Specialists in complex care. The Complex Care hospitalist team employs physicians and mid-level providers with expertise in caring for patients with complex medical conditions and disabilities. Whether with formal training through a complex care clinical fellowship or experience working in a specialized primary care practice, the complex care hospitalists are trained in both acute care medicine and caring for the needs of this population. The nurses on the unit received training in nursing care for complex patients — for example, how to care for patients with disabilities and functional limitations.
We’ve only began to assess the effectiveness of the effort, but initial results are promising. We conducted a preliminary chart review and examined the differences in 30-day readmission rates between all of the patients from Commonwealth Care Alliance’s primary care practice, Commonwealth Community Care, admitted to BMC in one month. Ten patients were admitted to the complex care service; five were admitted to hospitalist/general medicine services. Patients discharged from the complex care service had a 20% 30-day readmission rate and 20% went to the emergency department (ED) within 30 days after discharge; those discharged from hospitalist and general medicine services had an 80% 30-day admission rate, and the remaining 20% of those patients returned to the ED within 30 days. While the population of this exploratory evaluation is small, the data support the anecdotal, qualitative experiences of patients and providers on the complex care service. We are now conducting an evaluation of more than 1,000 admissions.

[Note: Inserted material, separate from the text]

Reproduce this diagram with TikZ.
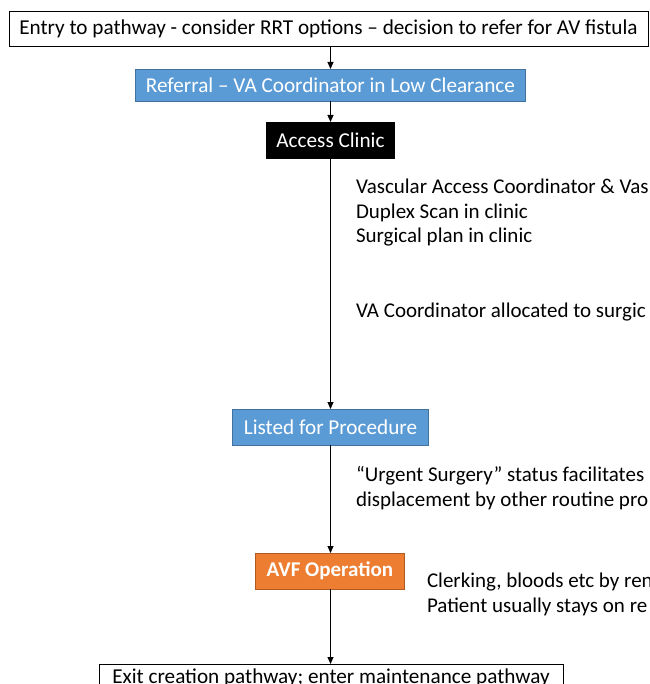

These initial results also suggest that some complex patients may be better served by providers more intimately connected to the outpatient setting who specialize in caring for patients with complex medical and social needs and disabilities. Other patients may be appropriately served through an adjunct consultant, or extensivist, model. Still others, who may not need the level of expertise or intensity of either a complex care hospitalist or an extensivist can be adequately served by the traditional hospitalist model.
The challenges for value-based organizations will be how much control to exert over the inpatient hospital setting and how to triage patients to the model of inpatient care best suited to their particular needs. But in an era where hospital costs and outcomes, particularly for high-cost, high-need patients, are more relevant than ever, the complex care hospitalist model offers an achievable and replicable option for value-based hospital medicine.
The author would like to thank Sagar Raju for his research assistance.